Avocado Caprese salad is one of the easiest and most refreshing side dishes you can serve with any meal, especially topped with a tangy balsamic glaze.
Avocado Caprese salad is the salad to conquer all salads. I’m a Caprese addict already and probably ate my weight of them in Italy earlier this summer, but something about adding that avocado brings an extra level of creaminess that I just adore. Then instead of topping with straight up balsamic, drizzling a thickened balsamic glaze over the top brings a whole new level of complexity to the mix.
Sure you can just top with olive and vinegar and call it a day, and I do that all the time when I’m in a crunch. The glaze is just so much more satisfying though if you can take the extra 15 mins that it takes to whip it up.

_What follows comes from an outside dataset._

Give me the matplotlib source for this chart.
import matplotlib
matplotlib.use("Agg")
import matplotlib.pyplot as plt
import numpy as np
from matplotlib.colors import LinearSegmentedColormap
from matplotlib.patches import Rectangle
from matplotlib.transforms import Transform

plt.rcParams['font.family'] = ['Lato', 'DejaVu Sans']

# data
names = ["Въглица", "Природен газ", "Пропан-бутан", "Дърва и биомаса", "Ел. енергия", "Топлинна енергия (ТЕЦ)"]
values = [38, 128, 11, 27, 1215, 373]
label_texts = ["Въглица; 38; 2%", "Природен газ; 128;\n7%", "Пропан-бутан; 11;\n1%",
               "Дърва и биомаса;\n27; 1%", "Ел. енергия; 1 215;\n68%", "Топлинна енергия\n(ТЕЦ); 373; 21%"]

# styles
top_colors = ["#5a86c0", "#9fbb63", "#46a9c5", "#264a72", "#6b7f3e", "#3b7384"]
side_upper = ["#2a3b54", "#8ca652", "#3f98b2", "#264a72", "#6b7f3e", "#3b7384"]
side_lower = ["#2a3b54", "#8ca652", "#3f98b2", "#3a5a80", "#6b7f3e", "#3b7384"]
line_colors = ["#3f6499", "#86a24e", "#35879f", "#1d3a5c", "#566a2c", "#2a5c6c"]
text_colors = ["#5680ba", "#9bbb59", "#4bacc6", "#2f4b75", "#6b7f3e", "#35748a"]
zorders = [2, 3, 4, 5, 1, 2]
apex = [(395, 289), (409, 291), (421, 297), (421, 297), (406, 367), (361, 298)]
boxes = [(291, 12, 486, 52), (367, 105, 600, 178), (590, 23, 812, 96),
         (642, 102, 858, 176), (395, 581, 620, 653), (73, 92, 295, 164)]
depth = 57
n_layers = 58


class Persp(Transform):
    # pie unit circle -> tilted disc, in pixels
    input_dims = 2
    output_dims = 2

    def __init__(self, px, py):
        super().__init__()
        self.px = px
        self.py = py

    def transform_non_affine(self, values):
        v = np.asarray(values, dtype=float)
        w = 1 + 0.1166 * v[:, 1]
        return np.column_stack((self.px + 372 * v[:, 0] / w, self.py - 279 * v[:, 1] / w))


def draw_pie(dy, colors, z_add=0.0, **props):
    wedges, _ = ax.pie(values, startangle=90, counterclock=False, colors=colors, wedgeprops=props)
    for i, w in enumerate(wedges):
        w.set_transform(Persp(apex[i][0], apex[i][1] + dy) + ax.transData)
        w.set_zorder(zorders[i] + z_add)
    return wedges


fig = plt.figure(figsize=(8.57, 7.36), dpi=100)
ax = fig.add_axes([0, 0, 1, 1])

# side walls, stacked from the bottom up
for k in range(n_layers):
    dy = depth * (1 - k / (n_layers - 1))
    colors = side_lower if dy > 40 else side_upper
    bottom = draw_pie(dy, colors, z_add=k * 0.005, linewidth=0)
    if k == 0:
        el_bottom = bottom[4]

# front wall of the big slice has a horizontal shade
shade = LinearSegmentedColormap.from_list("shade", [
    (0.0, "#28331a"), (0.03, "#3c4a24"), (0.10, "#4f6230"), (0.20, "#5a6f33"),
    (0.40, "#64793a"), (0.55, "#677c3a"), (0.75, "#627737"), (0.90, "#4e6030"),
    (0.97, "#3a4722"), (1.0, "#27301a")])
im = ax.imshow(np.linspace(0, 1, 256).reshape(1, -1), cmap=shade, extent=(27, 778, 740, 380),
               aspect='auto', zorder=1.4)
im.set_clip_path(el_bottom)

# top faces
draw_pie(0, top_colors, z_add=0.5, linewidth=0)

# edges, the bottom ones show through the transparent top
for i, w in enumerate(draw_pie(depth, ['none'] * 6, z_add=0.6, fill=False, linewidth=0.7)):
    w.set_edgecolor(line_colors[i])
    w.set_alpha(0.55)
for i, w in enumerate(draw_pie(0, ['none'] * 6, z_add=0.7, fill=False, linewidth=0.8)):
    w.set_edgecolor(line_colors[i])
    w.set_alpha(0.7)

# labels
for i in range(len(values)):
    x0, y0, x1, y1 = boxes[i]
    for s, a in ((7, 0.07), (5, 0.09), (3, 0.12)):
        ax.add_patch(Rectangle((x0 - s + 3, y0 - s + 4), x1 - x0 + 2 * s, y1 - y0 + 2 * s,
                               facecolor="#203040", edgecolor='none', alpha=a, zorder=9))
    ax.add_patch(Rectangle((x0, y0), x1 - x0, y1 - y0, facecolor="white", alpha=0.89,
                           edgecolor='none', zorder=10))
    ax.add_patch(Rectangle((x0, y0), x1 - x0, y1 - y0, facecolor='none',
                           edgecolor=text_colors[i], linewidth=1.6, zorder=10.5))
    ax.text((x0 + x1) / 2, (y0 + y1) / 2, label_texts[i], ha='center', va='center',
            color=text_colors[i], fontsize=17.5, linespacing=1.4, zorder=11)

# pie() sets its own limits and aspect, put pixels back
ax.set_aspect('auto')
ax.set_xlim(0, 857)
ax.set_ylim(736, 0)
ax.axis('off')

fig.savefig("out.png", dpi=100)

And, not to undersell the recipe, but they sell a shelf stable balsamic glaze at Trader Joe’s that is to die for. Here’s a link to the glaze on Amazon to show you what I mean, but know that its under $5 a bottle in-store. This stuff is now a pantry staple in my house. Its seriously that delicious.
I’ve always been of a DIY-er though, for better or worse so I often opt to make glaze on my own. The choice is yours though and you can flip flop between the two like I do, depending on how much effort you feel like putting in.

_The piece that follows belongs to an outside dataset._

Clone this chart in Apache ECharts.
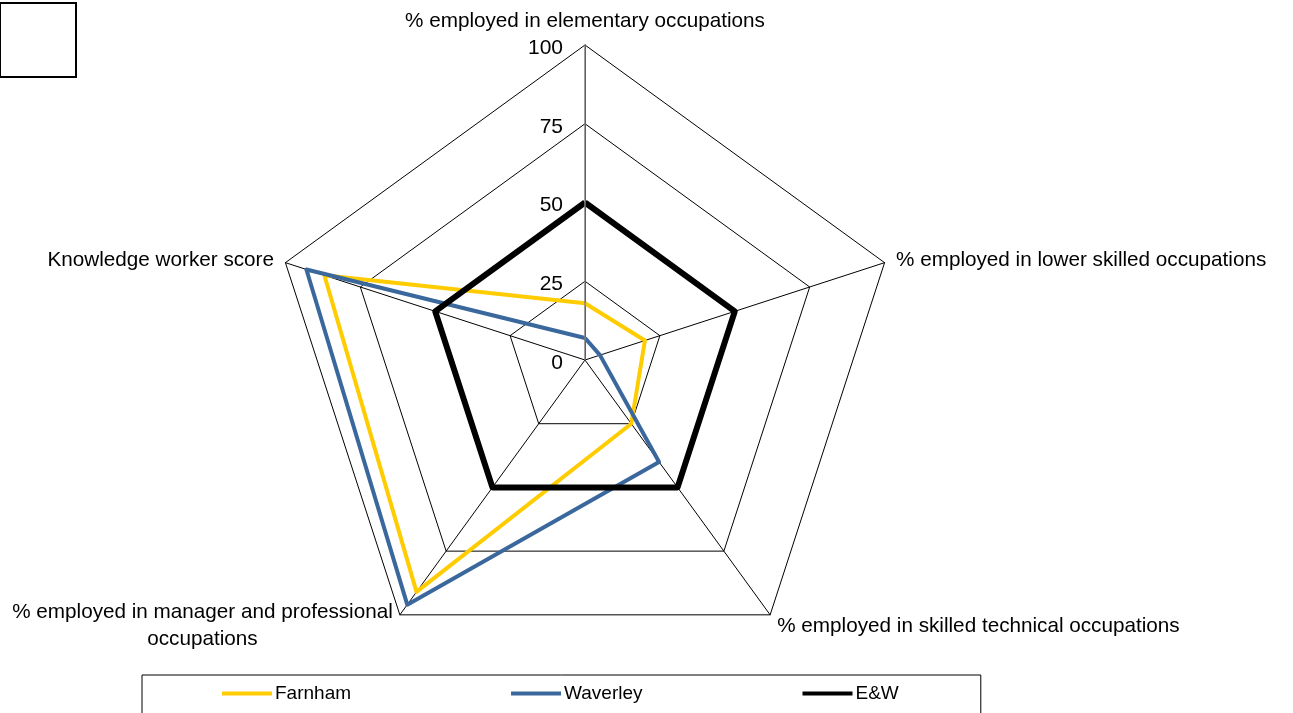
<!DOCTYPE html>
<html>
<head>
<meta charset="utf-8">
<script src="https://cdn.jsdelivr.net/npm/echarts@6/dist/echarts.min.js"></script>
<style>
html,body{margin:0;padding:0;background:#fff;}
#chart{width:1293px;height:713px;}
</style>
</head>
<body>
<div id="chart"></div>
<script>
// Indicators in ECharts drawing order (counter-clockwise from top)
var indicators = [
  '% employed in elementary occupations',
  'Knowledge worker score',
  '% employed in manager and professional\noccupations',
  '% employed in skilled technical occupations',
  '% employed in lower skilled occupations'
];
var seriesNames = ['Farnham', 'Waverley', 'E&W'];
var farnham = [18, 87, 91, 25, 20];
var waverley = [7, 93, 96, 40, 5];
var englandWales = [50, 50, 50, 50, 50];
var tickValues = [0, 25, 50, 75, 100];

var colors = ['#FFCC00', '#3A679C', '#000000'];
var widths = [4, 4, 6];
var dataSets = [farnham, waverley, englandWales];

var chart = echarts.init(document.getElementById('chart'));
var font = 'Liberation Sans, Arial, sans-serif';
var center = [585, 360];
var radius = 315;
var nameSize = 20.7;

var option = {
  animation: false,
  backgroundColor: '#fff',
  radar: {
    center: center,
    radius: radius,
    startAngle: 90,
    shape: 'polygon',
    splitNumber: 4,
    nameGap: 12,
    indicator: indicators.map(function (n) { return { name: n, min: 0, max: 100 }; }),
    axisName: {
      color: '#000',
      fontFamily: font,
      fontSize: nameSize,
      formatter: function (name) {
        return name.split('\n').map(function (l) { return '{a|' + l + '}'; }).join('\n');
      },
      rich: {
        a: { align: 'center', fontSize: nameSize, fontFamily: font, color: '#000', lineHeight: 27, padding: [3, 0, 0, 0] }
      }
    },
    axisLine: { lineStyle: { color: '#000', width: 1 } },
    splitLine: { lineStyle: { color: '#000', width: 1 } },
    splitArea: { show: false },
    axisTick: { show: false },
    axisLabel: { show: false }
  },
  polar: { center: center, radius: radius },
  angleAxis: { show: false, startAngle: 90, min: 0, max: 360 },
  radiusAxis: {
    min: 0, max: 100, interval: 25,
    z: 5,
    axisLine: { show: true, lineStyle: { color: '#808080', width: 1.5 } },
    axisTick: { show: false },
    splitLine: { show: false },
    axisLabel: {
      show: true, margin: 22, color: '#000', fontSize: 21, fontFamily: font,
      formatter: function (v) { return tickValues.indexOf(v) >= 0 ? '{t|' + v + '}' : ''; },
      rich: {
        t: { fontSize: 21, fontFamily: font, color: '#000', padding: [6, 0, 0, 0] }
      }
    }
  },
  legend: {
    left: 142,
    top: 675,
    padding: [9, 82, 20, 80],
    itemGap: 160,
    itemWidth: 50,
    itemHeight: 4,
    borderColor: '#000',
    borderWidth: 1,
    borderRadius: 0,
    icon: 'rect',
    textStyle: { color: '#000', fontSize: 19, fontFamily: font, padding: [0, 0, 0, -2] },
    data: seriesNames
  },
  graphic: [{
    type: 'rect',
    shape: { x: 0, y: 3, width: 76, height: 74 },
    style: { fill: 'none', stroke: '#000', lineWidth: 2 }
  }],
  series: [{
    type: 'radar',
    symbol: 'none',
    data: dataSets.map(function (d, i) {
      return {
        name: seriesNames[i],
        value: d,
        lineStyle: { color: colors[i], width: widths[i] },
        itemStyle: { color: colors[i] }
      };
    })
  }]
};
chart.setOption(option);
</script>
</body>
</html>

Creeping into motherhood, I’m sure that shortcuts are going to become the norm in my kitchen. I’m already finding that I don’t have the energy for long, complicated recipes in pregnancy so I can only imagine how this is going to intensify with a newborn.
I’ve shared before that veggies weren’t exactly my friend there for a while, but this food aversion is starting to go away (thank god), and I’m back to reveling in the salads. I’ve been making avocado Caprese salad and my go to avo-cucumber salad like they’re going out of style. If you’re looking for new ideas, check out this list of 12 salads that I put together earlier this year. I’m slowly working my way through them and haven’t found a bad one in the bunch yet.
Getting back to this avocado Caprese salad recipe, there are two things I haven’t mentioned yet. First, its easy. Like, really, really easy. Sure, the glaze takes extra time to prepare and the layering can be finicky, but for the flavor punch it delivers, this is simple at its finest.
Second, hello buffalo mozzarella! I’ve always been a fresh mozzarella fan and have it in my fridge all summer long to throw it into salads, on pizza, pasta, sandwiches, or whatever I’m cooking up. Pairing with basil, tomato, and balsamic though, well that’s downright magical.
When we were in Amalfi, the mozzarella was out of this world. Its so creamy there and usually made fresh within the past 48 hours. A lot of restaurants offered a fancier version too, burrata. Oh my laaands people!
Right when you think you’ve died and gone to heaven with regular buffalo mozzarella, burrata is placed in front of you and your eyelids flutter from being in utter food ecstasy. The Kitchn posted an article on the difference between the two for anyone that is interested. If you’re not, skip past all of this and go straight to the recipe. I just get a little caught up talking about cheese… 🙂
- Heat vinegar and sugar in a small pan over medium heat, whisking to dissolve sugar.
- Bring to a simmer, then reduce heat to low.
- Let simmer, stirring occasionally until vinegar has reduced and sauce coats a spoon when dipped into it (about 15 minutes). Remove from stovetop and let cool for 1 minute, but not longer (sauce thickens as it cools).
- While vinegar is cooking down, prepare salad by layering a slice of tomato, a basil leaf, a slice of mozzarella, and then a slice of avocado on a round plate, starting at the outer most portion of the plate.
- Repeat, overlapping each layer until plate is full and you are out of ingredients.
- Drizzle olive oil over salad. Follow with balsamic glaze. Sprinkle oregano and salt and pepper to taste. Serve immediately.